- Founded: 1972
- Founder: Greg Hambleton
- Country of origin: Canada

= Axe Records =

Canadian record label

Axe Records is a Canadian record label founded by Greg Hambleton in 1972. After a number of years of inactivity, the label was revived in 2013. It is particularly notable as the original recording label of the Canadian duo Gary and Dave.

==History==
Axe Records was founded by Hambleton in 1972. The label was initially distributed by London Records of Canada. The first artists signed to the label included theCanadian group Thundermug. In 1974, Axe moved into offices in the Toronto Sound Studios building on Overlea Boulevard.
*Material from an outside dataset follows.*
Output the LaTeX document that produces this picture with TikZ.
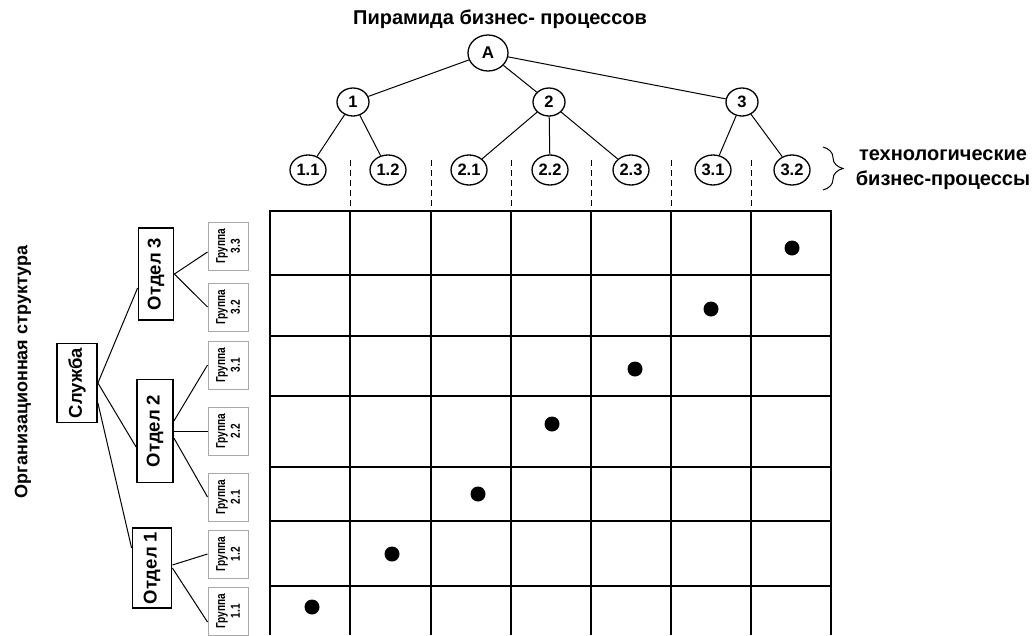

By 1975, the label was distributed by GRT Records in Canada. The company had no consistent international distribution. Its most successful artist duo, Gary and Dave, was distributed by London Records in the United States. Its principal rock band, Thundermug, was distributed by the Big Tree and the Epic labels and, from 1975, at the initiative of Hambleton, by Mercury Records. International licensing arrangements were signed with EMI Electrola, Basart and Decca UK.

The label's major recording success was with Gary and Dave. It also released records by Thundermug, Fergus, The Sattalites, Rain (with Charity Brown), Keith Hampshire, Major Hoople's Boarding House, Steel River, Tom Northcott and Walter Ostanek, among others.

In 2013, the label was revived by Hambleton, to re-issue and market the original recordings by its original artists, as well as to sign new artists.